• _Exercise aim_
Starting at the line that contains "Rebuild this diagram" and stopping at the line that contains "(loopl) at ($(join)+(-215pt,0)$);", return those lines exactly and nothing else. Both end lines count; pictures do not.

• _The data_

--*--

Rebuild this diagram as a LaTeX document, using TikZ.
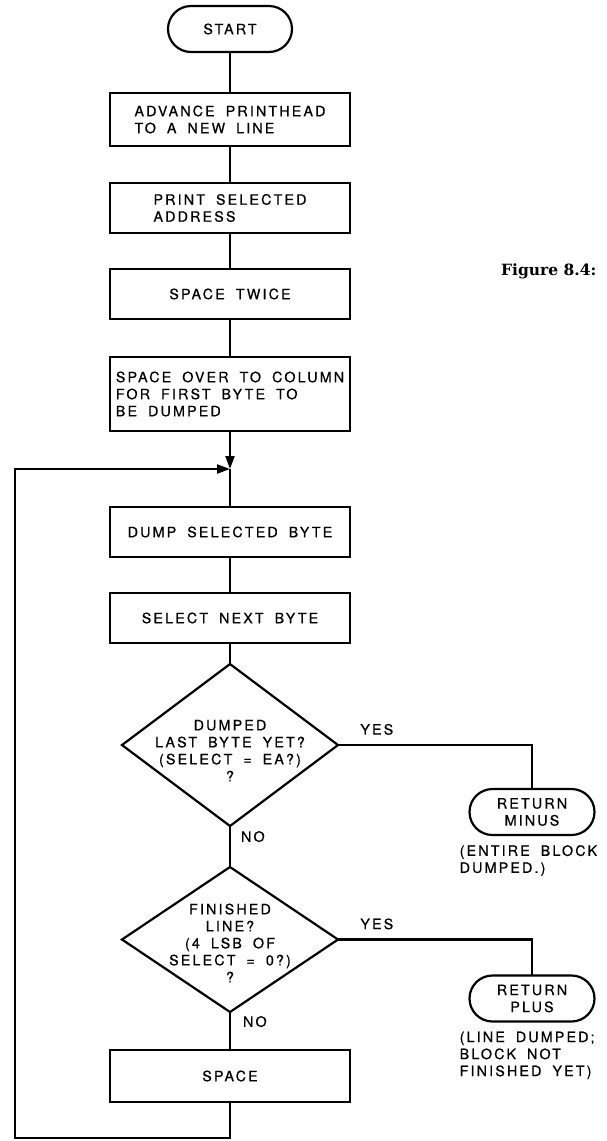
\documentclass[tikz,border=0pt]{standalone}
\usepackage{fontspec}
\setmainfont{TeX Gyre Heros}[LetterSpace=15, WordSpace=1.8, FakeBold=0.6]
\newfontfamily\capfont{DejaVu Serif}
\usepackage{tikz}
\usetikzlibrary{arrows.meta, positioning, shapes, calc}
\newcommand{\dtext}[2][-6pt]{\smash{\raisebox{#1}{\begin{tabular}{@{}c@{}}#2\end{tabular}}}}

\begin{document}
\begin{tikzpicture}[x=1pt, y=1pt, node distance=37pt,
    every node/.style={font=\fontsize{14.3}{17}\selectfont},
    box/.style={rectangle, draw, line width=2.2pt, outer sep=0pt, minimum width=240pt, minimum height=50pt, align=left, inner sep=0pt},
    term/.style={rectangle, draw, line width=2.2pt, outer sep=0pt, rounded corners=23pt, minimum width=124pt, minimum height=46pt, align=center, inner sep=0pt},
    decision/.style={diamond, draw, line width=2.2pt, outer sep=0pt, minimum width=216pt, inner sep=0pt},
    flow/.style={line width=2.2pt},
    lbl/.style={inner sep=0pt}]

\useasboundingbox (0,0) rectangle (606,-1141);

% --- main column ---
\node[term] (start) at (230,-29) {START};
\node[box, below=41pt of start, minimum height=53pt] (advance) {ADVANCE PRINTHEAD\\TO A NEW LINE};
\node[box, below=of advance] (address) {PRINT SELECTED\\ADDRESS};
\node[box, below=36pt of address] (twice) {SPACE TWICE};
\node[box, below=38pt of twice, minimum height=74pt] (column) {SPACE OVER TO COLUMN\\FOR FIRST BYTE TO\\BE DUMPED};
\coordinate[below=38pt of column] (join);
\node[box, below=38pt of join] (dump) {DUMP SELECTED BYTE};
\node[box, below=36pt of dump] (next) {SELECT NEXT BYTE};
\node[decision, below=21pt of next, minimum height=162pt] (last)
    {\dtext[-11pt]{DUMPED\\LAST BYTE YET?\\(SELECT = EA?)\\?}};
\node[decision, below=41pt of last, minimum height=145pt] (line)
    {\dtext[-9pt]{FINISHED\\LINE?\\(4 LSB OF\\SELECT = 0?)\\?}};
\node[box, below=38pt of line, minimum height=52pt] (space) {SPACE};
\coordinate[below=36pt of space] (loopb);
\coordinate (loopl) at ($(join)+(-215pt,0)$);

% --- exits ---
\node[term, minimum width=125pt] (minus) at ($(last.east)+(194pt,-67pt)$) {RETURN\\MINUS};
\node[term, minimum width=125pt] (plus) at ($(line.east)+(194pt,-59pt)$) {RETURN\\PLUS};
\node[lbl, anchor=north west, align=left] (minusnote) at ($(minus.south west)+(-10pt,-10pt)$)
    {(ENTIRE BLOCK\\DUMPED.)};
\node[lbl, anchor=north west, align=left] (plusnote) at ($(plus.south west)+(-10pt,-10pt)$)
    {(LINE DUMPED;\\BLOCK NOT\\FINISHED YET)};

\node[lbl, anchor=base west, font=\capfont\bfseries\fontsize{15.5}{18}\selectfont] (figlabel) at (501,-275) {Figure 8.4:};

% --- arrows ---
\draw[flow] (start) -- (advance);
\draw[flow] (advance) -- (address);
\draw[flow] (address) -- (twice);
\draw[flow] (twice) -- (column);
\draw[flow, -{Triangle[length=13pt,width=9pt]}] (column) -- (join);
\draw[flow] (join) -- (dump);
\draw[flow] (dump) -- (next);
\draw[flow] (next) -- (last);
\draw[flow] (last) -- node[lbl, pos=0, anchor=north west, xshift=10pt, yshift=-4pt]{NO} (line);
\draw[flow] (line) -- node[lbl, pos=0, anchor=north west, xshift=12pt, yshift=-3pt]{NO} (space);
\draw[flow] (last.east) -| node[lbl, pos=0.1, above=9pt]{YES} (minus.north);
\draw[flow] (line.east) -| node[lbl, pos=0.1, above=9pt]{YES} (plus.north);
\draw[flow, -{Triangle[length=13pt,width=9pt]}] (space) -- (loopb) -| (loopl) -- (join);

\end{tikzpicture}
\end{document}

--*--

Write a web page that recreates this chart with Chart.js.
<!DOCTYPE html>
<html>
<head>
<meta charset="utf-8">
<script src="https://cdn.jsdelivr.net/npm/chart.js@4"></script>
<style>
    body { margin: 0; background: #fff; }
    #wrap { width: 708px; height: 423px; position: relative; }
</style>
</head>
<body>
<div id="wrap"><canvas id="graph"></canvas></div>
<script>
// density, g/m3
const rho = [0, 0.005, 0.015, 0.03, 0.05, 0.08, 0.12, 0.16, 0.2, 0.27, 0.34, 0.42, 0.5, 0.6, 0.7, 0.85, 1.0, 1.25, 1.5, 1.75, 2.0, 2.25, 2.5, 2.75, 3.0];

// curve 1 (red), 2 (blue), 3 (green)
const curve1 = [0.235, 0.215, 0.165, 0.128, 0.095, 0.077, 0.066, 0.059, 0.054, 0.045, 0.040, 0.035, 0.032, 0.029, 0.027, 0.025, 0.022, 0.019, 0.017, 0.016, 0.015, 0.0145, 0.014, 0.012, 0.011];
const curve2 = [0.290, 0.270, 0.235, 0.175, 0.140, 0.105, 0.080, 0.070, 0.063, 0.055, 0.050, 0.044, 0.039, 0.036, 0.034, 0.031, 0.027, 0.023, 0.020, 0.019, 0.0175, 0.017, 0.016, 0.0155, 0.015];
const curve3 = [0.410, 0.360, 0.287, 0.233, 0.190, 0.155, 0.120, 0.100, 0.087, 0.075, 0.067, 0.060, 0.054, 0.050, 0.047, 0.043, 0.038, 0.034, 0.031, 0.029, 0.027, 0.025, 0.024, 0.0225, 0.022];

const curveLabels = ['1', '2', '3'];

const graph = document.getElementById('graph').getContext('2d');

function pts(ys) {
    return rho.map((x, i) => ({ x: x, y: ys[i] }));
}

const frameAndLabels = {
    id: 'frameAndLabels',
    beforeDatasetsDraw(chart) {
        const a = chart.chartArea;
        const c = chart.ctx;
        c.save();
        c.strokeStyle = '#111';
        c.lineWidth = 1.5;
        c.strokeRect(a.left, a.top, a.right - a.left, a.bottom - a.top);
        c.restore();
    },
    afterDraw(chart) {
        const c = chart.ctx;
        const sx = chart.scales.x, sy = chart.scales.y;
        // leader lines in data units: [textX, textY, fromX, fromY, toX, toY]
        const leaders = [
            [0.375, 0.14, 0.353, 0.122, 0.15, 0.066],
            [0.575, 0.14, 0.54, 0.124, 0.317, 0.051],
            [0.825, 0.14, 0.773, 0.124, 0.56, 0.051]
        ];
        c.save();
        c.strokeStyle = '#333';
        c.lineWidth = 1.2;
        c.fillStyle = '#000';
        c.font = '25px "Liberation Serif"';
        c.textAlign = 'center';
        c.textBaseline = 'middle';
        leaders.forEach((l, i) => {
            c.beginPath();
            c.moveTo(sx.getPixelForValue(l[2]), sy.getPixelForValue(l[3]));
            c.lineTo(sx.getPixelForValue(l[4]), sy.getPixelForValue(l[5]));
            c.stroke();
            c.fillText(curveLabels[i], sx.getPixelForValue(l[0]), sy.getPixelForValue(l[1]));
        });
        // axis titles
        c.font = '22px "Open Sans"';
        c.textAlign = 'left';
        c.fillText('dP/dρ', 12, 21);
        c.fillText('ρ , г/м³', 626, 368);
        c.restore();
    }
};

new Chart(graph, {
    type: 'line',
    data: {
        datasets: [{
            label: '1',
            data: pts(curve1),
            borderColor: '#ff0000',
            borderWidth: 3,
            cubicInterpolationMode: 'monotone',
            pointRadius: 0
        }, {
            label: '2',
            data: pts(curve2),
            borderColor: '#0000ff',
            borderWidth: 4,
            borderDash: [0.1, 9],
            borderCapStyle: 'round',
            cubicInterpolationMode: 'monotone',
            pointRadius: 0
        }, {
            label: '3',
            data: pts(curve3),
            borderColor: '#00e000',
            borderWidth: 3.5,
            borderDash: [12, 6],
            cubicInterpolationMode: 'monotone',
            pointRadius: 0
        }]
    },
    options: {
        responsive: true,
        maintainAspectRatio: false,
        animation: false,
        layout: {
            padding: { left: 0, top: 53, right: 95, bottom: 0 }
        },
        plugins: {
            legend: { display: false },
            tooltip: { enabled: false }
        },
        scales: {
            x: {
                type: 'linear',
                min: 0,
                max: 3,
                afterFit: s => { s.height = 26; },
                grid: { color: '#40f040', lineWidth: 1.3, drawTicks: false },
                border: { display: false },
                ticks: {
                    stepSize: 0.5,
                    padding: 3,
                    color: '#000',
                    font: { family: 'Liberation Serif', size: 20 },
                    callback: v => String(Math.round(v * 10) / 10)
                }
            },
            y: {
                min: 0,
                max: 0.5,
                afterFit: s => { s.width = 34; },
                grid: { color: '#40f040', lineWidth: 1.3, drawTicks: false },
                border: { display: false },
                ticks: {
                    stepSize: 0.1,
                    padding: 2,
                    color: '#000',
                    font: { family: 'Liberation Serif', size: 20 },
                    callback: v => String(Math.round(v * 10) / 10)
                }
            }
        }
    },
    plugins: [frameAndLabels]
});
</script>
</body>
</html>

--*--

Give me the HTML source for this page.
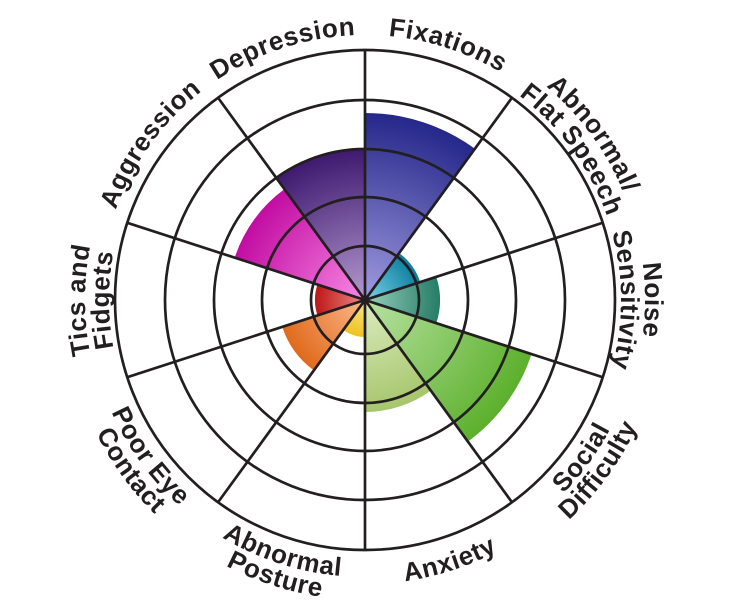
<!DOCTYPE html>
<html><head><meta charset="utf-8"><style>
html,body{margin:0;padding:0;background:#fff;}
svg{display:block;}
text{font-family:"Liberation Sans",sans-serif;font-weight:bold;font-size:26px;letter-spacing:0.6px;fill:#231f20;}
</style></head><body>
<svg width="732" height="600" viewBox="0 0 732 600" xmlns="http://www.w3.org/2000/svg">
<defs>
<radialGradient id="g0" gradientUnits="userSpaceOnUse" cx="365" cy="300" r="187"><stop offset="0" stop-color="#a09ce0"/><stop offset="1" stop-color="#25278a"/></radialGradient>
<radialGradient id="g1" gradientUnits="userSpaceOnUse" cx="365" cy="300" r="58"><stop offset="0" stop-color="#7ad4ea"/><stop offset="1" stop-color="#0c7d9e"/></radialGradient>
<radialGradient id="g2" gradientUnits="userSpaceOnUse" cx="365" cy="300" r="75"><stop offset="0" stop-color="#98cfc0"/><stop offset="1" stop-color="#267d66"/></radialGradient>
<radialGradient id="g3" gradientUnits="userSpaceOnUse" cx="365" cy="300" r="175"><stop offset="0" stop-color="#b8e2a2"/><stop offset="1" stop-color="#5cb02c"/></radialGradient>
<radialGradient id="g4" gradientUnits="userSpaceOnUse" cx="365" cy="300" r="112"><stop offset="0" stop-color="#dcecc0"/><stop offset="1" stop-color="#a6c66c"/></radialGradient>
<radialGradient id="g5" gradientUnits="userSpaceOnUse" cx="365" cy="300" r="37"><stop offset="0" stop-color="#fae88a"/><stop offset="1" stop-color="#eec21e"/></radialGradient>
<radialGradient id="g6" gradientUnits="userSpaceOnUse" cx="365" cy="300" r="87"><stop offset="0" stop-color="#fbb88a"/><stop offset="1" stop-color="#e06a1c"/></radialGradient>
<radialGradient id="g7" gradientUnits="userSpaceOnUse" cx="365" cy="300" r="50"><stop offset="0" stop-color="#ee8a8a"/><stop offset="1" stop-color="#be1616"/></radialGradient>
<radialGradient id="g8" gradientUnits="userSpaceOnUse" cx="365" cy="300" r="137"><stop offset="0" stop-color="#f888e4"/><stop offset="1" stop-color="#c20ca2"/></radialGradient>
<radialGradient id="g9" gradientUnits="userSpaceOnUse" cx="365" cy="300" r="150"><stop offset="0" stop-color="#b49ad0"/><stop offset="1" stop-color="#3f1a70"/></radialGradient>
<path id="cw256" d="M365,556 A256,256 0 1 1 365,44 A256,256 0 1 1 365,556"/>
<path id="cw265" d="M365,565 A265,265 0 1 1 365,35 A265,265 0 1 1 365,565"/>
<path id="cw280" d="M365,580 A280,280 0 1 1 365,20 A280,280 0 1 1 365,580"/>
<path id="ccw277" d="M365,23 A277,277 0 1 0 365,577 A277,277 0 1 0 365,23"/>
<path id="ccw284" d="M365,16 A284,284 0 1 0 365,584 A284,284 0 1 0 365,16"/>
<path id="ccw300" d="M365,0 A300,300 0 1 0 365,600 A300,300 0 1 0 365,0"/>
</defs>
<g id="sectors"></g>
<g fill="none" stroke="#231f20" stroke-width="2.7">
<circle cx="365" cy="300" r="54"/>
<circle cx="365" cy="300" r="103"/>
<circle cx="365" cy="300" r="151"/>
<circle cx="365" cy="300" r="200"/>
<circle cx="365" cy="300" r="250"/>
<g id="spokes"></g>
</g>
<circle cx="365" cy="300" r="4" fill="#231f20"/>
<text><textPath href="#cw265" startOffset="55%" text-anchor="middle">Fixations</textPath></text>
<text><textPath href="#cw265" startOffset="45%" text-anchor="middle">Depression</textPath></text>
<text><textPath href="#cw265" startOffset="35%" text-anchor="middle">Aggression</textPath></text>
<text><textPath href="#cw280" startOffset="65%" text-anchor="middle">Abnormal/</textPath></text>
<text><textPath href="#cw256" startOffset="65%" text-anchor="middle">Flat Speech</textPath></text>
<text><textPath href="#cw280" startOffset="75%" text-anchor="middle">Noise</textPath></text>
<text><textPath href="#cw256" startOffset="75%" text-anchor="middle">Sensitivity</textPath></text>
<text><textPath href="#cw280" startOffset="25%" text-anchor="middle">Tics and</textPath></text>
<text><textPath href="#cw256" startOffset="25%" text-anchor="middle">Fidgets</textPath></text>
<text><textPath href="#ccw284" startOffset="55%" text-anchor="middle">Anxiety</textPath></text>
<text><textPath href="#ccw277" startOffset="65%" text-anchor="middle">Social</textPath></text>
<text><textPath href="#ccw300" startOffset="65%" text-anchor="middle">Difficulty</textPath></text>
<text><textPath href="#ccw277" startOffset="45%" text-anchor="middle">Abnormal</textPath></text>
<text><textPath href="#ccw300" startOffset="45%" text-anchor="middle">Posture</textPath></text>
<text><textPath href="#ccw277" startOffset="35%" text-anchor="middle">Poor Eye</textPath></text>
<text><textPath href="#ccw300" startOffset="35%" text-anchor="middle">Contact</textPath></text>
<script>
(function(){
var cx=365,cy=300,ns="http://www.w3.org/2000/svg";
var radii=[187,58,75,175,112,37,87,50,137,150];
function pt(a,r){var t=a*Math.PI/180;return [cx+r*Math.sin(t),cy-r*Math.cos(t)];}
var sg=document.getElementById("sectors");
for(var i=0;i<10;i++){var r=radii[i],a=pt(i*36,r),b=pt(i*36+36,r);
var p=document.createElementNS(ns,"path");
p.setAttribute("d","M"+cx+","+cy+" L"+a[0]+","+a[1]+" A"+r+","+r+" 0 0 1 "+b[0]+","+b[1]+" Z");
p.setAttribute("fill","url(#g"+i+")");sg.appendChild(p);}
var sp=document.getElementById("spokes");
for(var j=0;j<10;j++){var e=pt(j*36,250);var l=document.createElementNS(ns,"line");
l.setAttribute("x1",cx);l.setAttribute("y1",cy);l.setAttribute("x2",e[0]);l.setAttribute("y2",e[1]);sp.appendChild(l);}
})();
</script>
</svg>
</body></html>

--*--

• _Solved problem_
Rebuild this diagram as a LaTeX document, using TikZ.
\documentclass[tikz,border=0pt]{standalone}
\usepackage{fontspec}
\setmainfont{TeX Gyre Heros}[LetterSpace=15, WordSpace=1.8, FakeBold=0.6]
\newfontfamily\capfont{DejaVu Serif}
\usepackage{tikz}
\usetikzlibrary{arrows.meta, positioning, shapes, calc}
\newcommand{\dtext}[2][-6pt]{\smash{\raisebox{#1}{\begin{tabular}{@{}c@{}}#2\end{tabular}}}}

\begin{document}
\begin{tikzpicture}[x=1pt, y=1pt, node distance=37pt,
    every node/.style={font=\fontsize{14.3}{17}\selectfont},
    box/.style={rectangle, draw, line width=2.2pt, outer sep=0pt, minimum width=240pt, minimum height=50pt, align=left, inner sep=0pt},
    term/.style={rectangle, draw, line width=2.2pt, outer sep=0pt, rounded corners=23pt, minimum width=124pt, minimum height=46pt, align=center, inner sep=0pt},
    decision/.style={diamond, draw, line width=2.2pt, outer sep=0pt, minimum width=216pt, inner sep=0pt},
    flow/.style={line width=2.2pt},
    lbl/.style={inner sep=0pt}]

\useasboundingbox (0,0) rectangle (606,-1141);

% --- main column ---
\node[term] (start) at (230,-29) {START};
\node[box, below=41pt of start, minimum height=53pt] (advance) {ADVANCE PRINTHEAD\\TO A NEW LINE};
\node[box, below=of advance] (address) {PRINT SELECTED\\ADDRESS};
\node[box, below=36pt of address] (twice) {SPACE TWICE};
\node[box, below=38pt of twice, minimum height=74pt] (column) {SPACE OVER TO COLUMN\\FOR FIRST BYTE TO\\BE DUMPED};
\coordinate[below=38pt of column] (join);
\node[box, below=38pt of join] (dump) {DUMP SELECTED BYTE};
\node[box, below=36pt of dump] (next) {SELECT NEXT BYTE};
\node[decision, below=21pt of next, minimum height=162pt] (last)
    {\dtext[-11pt]{DUMPED\\LAST BYTE YET?\\(SELECT = EA?)\\?}};
\node[decision, below=41pt of last, minimum height=145pt] (line)
    {\dtext[-9pt]{FINISHED\\LINE?\\(4 LSB OF\\SELECT = 0?)\\?}};
\node[box, below=38pt of line, minimum height=52pt] (space) {SPACE};
\coordinate[below=36pt of space] (loopb);
\coordinate (loopl) at ($(join)+(-215pt,0)$);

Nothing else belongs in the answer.